18 Milos Athens Hilton, Vassilisis Sofias 46, Athens, tel: 00 30 210 724 4416. Open for lunch daily and dinner Monday to Saturday. Around £95 for two including wine and service

Scores 1-9 stay home and cook 10-11 needs help 12 ok 13 pleasant enough 14 good 15 very good 16 capable of greatness 17 special, can't wait to go back 18 highly honourable 19 unique and memorable 20 as good as it gets

Second helpings: Going Greek in Britain

The Real Greek 15 Hoxton Market, London N1, tel: 020 7739 8212 In this, their main restaurant, as well as at their more relaxed mezedopolio next door and the buzzy Souvlaki bar in Clerkenwell, Theodore Kyriakou and Paloma Campbell have given Greek food back its dignity and its character. Start with brilliant mezedes (try cured mullet roe from Messolongi), then move on to small plates such as nettle pie and sheep's milk yoghurt, and main dishes including lamb with trahana and purslane.

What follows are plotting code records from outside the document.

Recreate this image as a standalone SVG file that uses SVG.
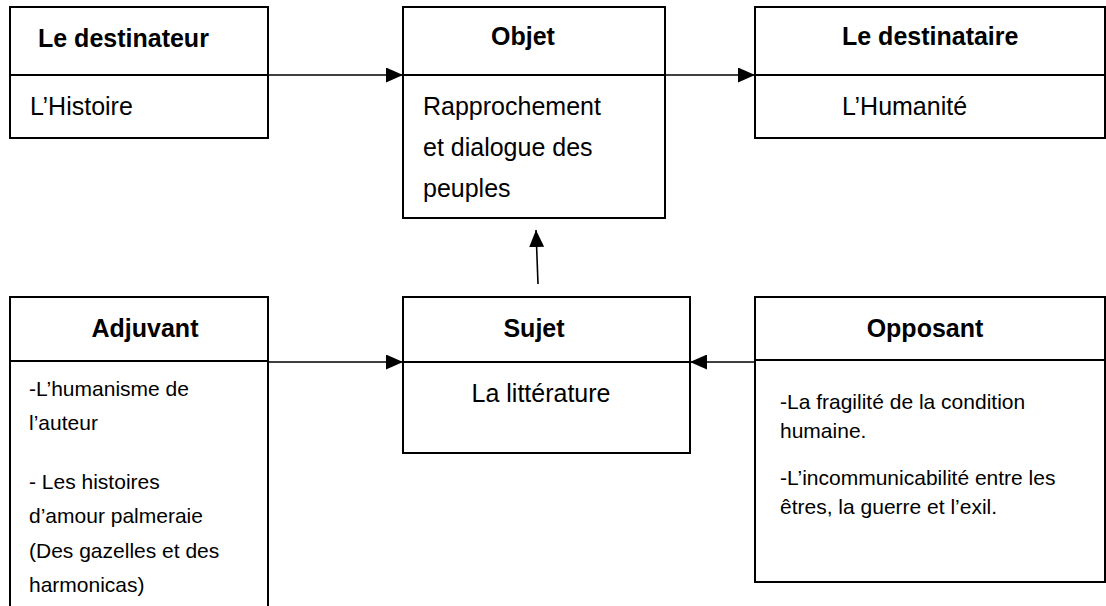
<svg xmlns="http://www.w3.org/2000/svg" width="1106" height="606" viewBox="0 0 1106 606">
<style>
.box{fill:none;stroke:#000;stroke-width:2}
.div{stroke:#000;stroke-width:2}
.con{fill:none;stroke:#000;stroke-width:1.6}
.h{font-family:"Liberation Sans",Arial,sans-serif;font-weight:bold;font-size:25px;fill:#000}
.t{font-family:"Liberation Sans",Arial,sans-serif;font-size:25px;fill:#000}
.s{font-family:"Liberation Sans",Arial,sans-serif;font-size:21px;fill:#000}
.m{text-anchor:middle}
</style>
<defs>
<marker id="ah" viewBox="0 0 17 15" refX="17" refY="7.5" markerWidth="17" markerHeight="15" markerUnits="userSpaceOnUse" orient="auto">
<path d="M0,0 L17,7.5 L0,15 z" fill="#000"/>
</marker>
</defs>
<rect width="1106" height="606" fill="#fff"/>
<g id="destinateur">
<rect class="box" x="10" y="7" width="258" height="131"/>
<line class="div" x1="10" y1="75" x2="268" y2="75"/>
<text class="h" x="38" y="47">Le destinateur</text>
<text class="t" x="30" y="115">L’Histoire</text>
</g>
<g id="objet">
<rect class="box" x="403" y="7" width="262" height="211"/>
<line class="div" x1="403" y1="75" x2="665" y2="75"/>
<text class="h m" x="523" y="45">Objet</text>
<text class="t" x="423" y="115">Rapprochement</text>
<text class="t" x="423" y="156">et dialogue des</text>
<text class="t" x="423" y="197">peuples</text>
</g>
<g id="destinataire">
<rect class="box" x="755" y="7" width="350" height="131"/>
<line class="div" x1="755" y1="75" x2="1105" y2="75"/>
<text class="h" x="842" y="45">Le destinataire</text>
<text class="t" x="842" y="115">L’Humanité</text>
</g>
<g id="adjuvant">
<path class="box" d="M10,612 V297 H268 V612"/>
<line class="div" x1="10" y1="361" x2="268" y2="361"/>
<text class="h m" x="145" y="337">Adjuvant</text>
<text class="s" x="29" y="396">-L’humanisme de</text>
<text class="s" x="29" y="430">l’auteur</text>
<text class="s" x="29" y="489">- Les histoires</text>
<text class="s" x="29" y="523">d’amour palmeraie</text>
<text class="s" x="29" y="558">(Des gazelles et des</text>
<text class="s" x="29" y="592">harmonicas)</text>
</g>
<g id="sujet">
<rect class="box" x="403" y="297" width="287" height="156"/>
<line class="div" x1="403" y1="362" x2="690" y2="362"/>
<text class="h m" x="534" y="337">Sujet</text>
<text class="t m" x="541" y="402">La littérature</text>
</g>
<g id="opposant">
<rect class="box" x="755" y="297" width="350" height="285"/>
<line class="div" x1="755" y1="360" x2="1105" y2="360"/>
<text class="h m" x="925" y="337">Opposant</text>
<text class="s" x="780" y="409">-La fragilité de la condition</text>
<text class="s" x="780" y="438">humaine.</text>
<text class="s" x="780" y="485">-L’incommunicabilité entre les</text>
<text class="s" x="780" y="514">êtres, la guerre et l’exil.</text>
</g>
<g id="connectors">
<path class="con" d="M268,75 H403" marker-end="url(#ah)"/>
<path class="con" d="M665,75 H755" marker-end="url(#ah)"/>
<path class="con" d="M538,284 L536,230" marker-end="url(#ah)"/>
<path class="con" d="M268,362 H403" marker-end="url(#ah)"/>
<path class="con" d="M755,362 H690" marker-end="url(#ah)"/>
</g>
</svg>
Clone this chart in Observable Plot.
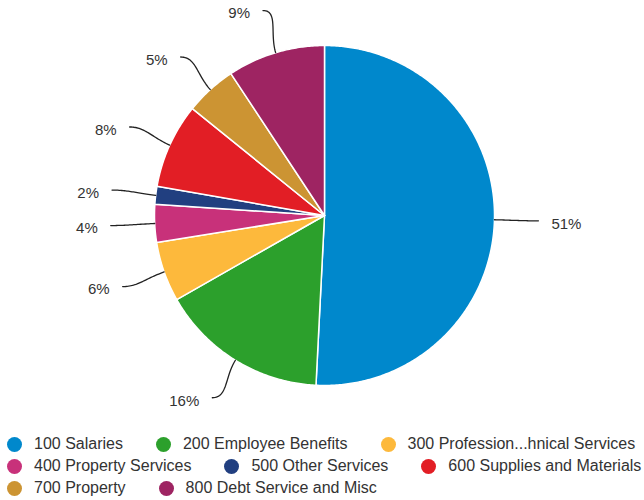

Entelia 34 Princess Victoria Street, Bristol, tel: 0117 946 6793 No kitschy Greek taverna trappings here, just a modern, sparely decorated room with wooden floors, wooden chairs and plate-glass windows. Try fish keftedes with sundried tomato salsa, loukanika Greek sausages, kleftiko (lamb shank) or spanikopita (cheese and spinach pie), with Mythos beer and good Greek wine.

Dimitri's Tapas Bar Taverna Campfield Arcade, Castlefield, Manchester, tel: 0161 839 3319 The name says it all. Set in the an airy glass-and-iron arcade, this indoor/outdoor Deansgate hotspot serves an intriguing mix of Greek, Spanish and other Mediterranean cooking. So you can start with tapas or mezedes, order pan Catalan or pitta bread, choose between loukanika or chorizo sausages and move on to lamb moussaka or arroz de mariscos.